# blacking out the a6



## Deathbot-b5 (Sep 19, 2006)

So all of the chrome on my car looks like it has had it. Even the roof rails are in bad shape with permanent oxidization that i scrubbed on all week end.I want to just mask it all off and spray it black but im not quit sure of the paint that will take the temp here in phoenix. I have a low pressure spray for my crome around the windows sprays super even no matter how sloppy you are.but the rails are going to need something different........any thoughts?








i like this car alot......not the wheels so much though.


----------



## derracuda (Oct 22, 2004)

black trim FTW


----------



## Deathbot-b5 (Sep 19, 2006)

*Re: (derracuda)*

did you paint it? If so what did you use......very clean looking car.


----------



## peperra (Sep 30, 2008)

*Re: blacking out the a6 (Deathbot-b5)*

I am also interested in get rid of the nasty looking chrome in my car!!!!
What kind of spray should i use?...i live in CT...very cold weather...any suggestions, brands, tips?...
Thanks!!!!!


----------



## sleep.:R (Apr 25, 2008)

*Re: blacking out the a6 (peperra)*

Im getting my car tinted next week. I was gonna ask them about tinting the trim, ill let you know what they say.


----------



## Deathbot-b5 (Sep 19, 2006)

*Re: blacking out the a6 (sleep.:R)*


I will post a better picture soon but i just went ahead and sprayed it with black chrome killer and masked the **** out of it.I just got done doing the hatch.......ill take more photos later.


----------



## 98AudiboyA4 (Jan 24, 2007)

*Re: blacking out the a6 (Deathbot-b5)*

Looks good to i'm loving the all black theme you got going on that's the look I'm going for this winter with me A4. http://****************.com/smile/emthup.gif nicely done 


_Modified by 98AudiboyA4 at 1:40 PM 10-6-2008_


----------



## Deathbot-b5 (Sep 19, 2006)

*Re: blacking out the a6 (98AudiboyA4)*

Thank you......as soon as its dropped about 2 inches,ill be pretty happy.


----------



## wRek (Apr 28, 2004)

Look for a product called PLASTI-DIP. You can find it at places like Lowes and Home Depot in the spray paint section usually.

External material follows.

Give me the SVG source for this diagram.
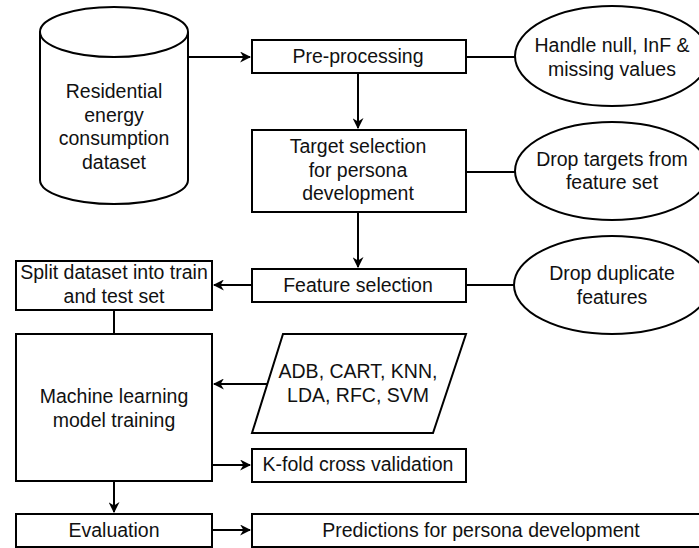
<svg xmlns="http://www.w3.org/2000/svg" width="699" height="548" viewBox="0 0 699 548">
<style>
.s{fill:#fff;stroke:#000;stroke-width:2}
.c{fill:none;stroke:#000;stroke-width:2}
.t{font-family:"Liberation Sans",Arial,sans-serif;font-size:19.5px;fill:#111;text-anchor:middle}
</style>
<defs>
<marker id="a" viewBox="0 0 10 10" refX="9" refY="5" markerWidth="5.5" markerHeight="5.5" orient="auto" markerUnits="strokeWidth">
<path d="M0,0 L10,5 L0,10 L3,5 Z" fill="#000"/>
</marker>
</defs>
<rect width="699" height="548" fill="#fff"/>
<g id="connectors">
<path class="c" d="M188,57 H250" marker-end="url(#a)"/>
<path class="c" d="M466,57 H515"/>
<path class="c" d="M358,73 V128" marker-end="url(#a)"/>
<path class="c" d="M466,172 H515"/>
<path class="c" d="M358,212 V267" marker-end="url(#a)"/>
<path class="c" d="M466,285 H514"/>
<path class="c" d="M252,285 H214" marker-end="url(#a)"/>
<path class="c" d="M114,310 V334"/>
<path class="c" d="M267,384 H214" marker-end="url(#a)"/>
<path class="c" d="M212,465 H250" marker-end="url(#a)"/>
<path class="c" d="M114,481 V512" marker-end="url(#a)"/>
<path class="c" d="M212,530 H250" marker-end="url(#a)"/>
</g>
<g id="dataset">
<path class="s" d="M40,32 A74,25 0 0 1 188,32 V180 A74,24 0 0 1 40,180 Z"/>
<path class="c" d="M40,32 A74,25 0 0 0 188,32"/>
<text class="t" x="114" y="98">Residential</text>
<text class="t" x="114" y="121.5">energy</text>
<text class="t" x="114" y="145">consumption</text>
<text class="t" x="114" y="168.5">dataset</text>
</g>
<g id="preprocessing">
<rect class="s" x="252" y="40" width="214" height="33"/>
<text class="t" x="358" y="63">Pre-processing</text>
</g>
<g id="handle-null">
<ellipse class="s" cx="612" cy="56" rx="97" ry="50"/>
<text class="t" x="612" y="52">Handle null, InF &amp;</text>
<text class="t" x="612" y="75.5">missing values</text>
</g>
<g id="target-selection">
<rect class="s" x="252" y="130" width="214" height="82"/>
<text class="t" x="358" y="153">Target selection</text>
<text class="t" x="358" y="176.5">for persona</text>
<text class="t" x="358" y="200">development</text>
</g>
<g id="drop-targets">
<ellipse class="s" cx="612" cy="171" rx="97" ry="49"/>
<text class="t" x="612" y="165.5">Drop targets from</text>
<text class="t" x="612" y="189">feature set</text>
</g>
<g id="feature-selection">
<rect class="s" x="252" y="269" width="214" height="33"/>
<text class="t" x="358" y="292">Feature selection</text>
</g>
<g id="drop-duplicate">
<ellipse class="s" cx="612" cy="285" rx="98" ry="49"/>
<text class="t" x="612" y="280">Drop duplicate</text>
<text class="t" x="612" y="303.5">features</text>
</g>
<g id="split">
<rect class="s" x="16" y="261" width="196" height="49"/>
<text class="t" x="114" y="279">Split dataset into train</text>
<text class="t" x="114" y="302.5">and test set</text>
</g>
<g id="ml-training">
<rect class="s" x="16" y="334" width="196" height="147"/>
<text class="t" x="114" y="403">Machine learning</text>
<text class="t" x="114" y="426.5">model training</text>
</g>
<g id="models">
<path class="s" d="M283,334 H466 L433,433 H252 Z"/>
<text class="t" x="358" y="378">ADB, CART, KNN,</text>
<text class="t" x="358" y="402">LDA, RFC, SVM</text>
</g>
<g id="kfold">
<rect class="s" x="252" y="449" width="214" height="33"/>
<text class="t" x="358" y="471">K-fold cross validation</text>
</g>
<g id="evaluation">
<rect class="s" x="16" y="514" width="196" height="33"/>
<text class="t" x="114" y="537">Evaluation</text>
</g>
<g id="predictions">
<rect class="s" x="252" y="514" width="458" height="33"/>
<text class="t" x="481" y="537">Predictions for persona development</text>
</g>
</svg>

It works awesome, looks factory, and will outlast most other paints.


----------



## DAROWDYAUDI (Feb 22, 2006)

*Re: blacking out the a6 (Deathbot-b5)*

no black trim but murdered out


----------



## 910_Industries (Jul 14, 2005)

*Re: blacking out the a6 (DAROWDYAUDI)*

OOh.. me likey!


----------



## peperra (Sep 30, 2008)

*Re: blacking out the a6 (910_Industries)*

great looking tires!!!! the car looks amazing!!!


----------



## deucescorner (Jul 4, 2006)

*Re: blacking out the a6 (DAROWDYAUDI)*

man that looks sick, what size tires are you running and your what suspension do you have


----------



## Deathbot-b5 (Sep 19, 2006)

*Re: blacking out the a6 (deucescorner)*

I had those same wheels sitting in my kitchen for almost a year.....and then i sold them....im kicking my self right now. That car looks amazing.


----------



## EK20 (Sep 28, 2004)

*Re: blacking out the a6 (Deathbot-b5)*

I wonder if "whiting out" my white A6 would have the same effect?


----------



## DAROWDYAUDI (Feb 22, 2006)

*Re: blacking out the a6 (EK20)*

As long as you like washing your wheels alot







There have been a couple cars to pull that off nicely.

Thanks for the compliments
Im running 235/35/19 generals on oem a8l. 15mm spacers in the rear
vogtland coils( vogtland slaps their sticker on kw coilovers though) full adj stainless body.
cant complain about them. car was lower before the pics and didnt rub. I daily it a bit lower than that height now.
Il probably start a build thread of sorts here shortly. I bought a motojack about a year ago and have been fabing up a class 3 hitch to hang my crf450 on. 
heres a couple shots of the engine bay.


----------



## a2lowvw (Dec 17, 2000)

*Re: blacking out the a6 (DAROWDYAUDI)*

Plasti-Dip ftw. did the grill surround, emblem and lower grill surround. next is lower headlight trim and trunk trim. come spring i'll do the windows


----------



## EK20 (Sep 28, 2004)

*Re: blacking out the a6 (DAROWDYAUDI)*


_Quote, originally posted by *DAROWDYAUDI* »_As long as you like washing your wheels alot







There have been a couple cars to pull that off nicely.

Haha, I'm not wild about washing the wheels every day, but black wheels with a white lip would be a way I'd like to go.


----------



## 71DubBugBug (Dec 3, 2006)

*Re: blacking out the a6 (DAROWDYAUDI)*

looks amazing, but the center caps need to be black as well


----------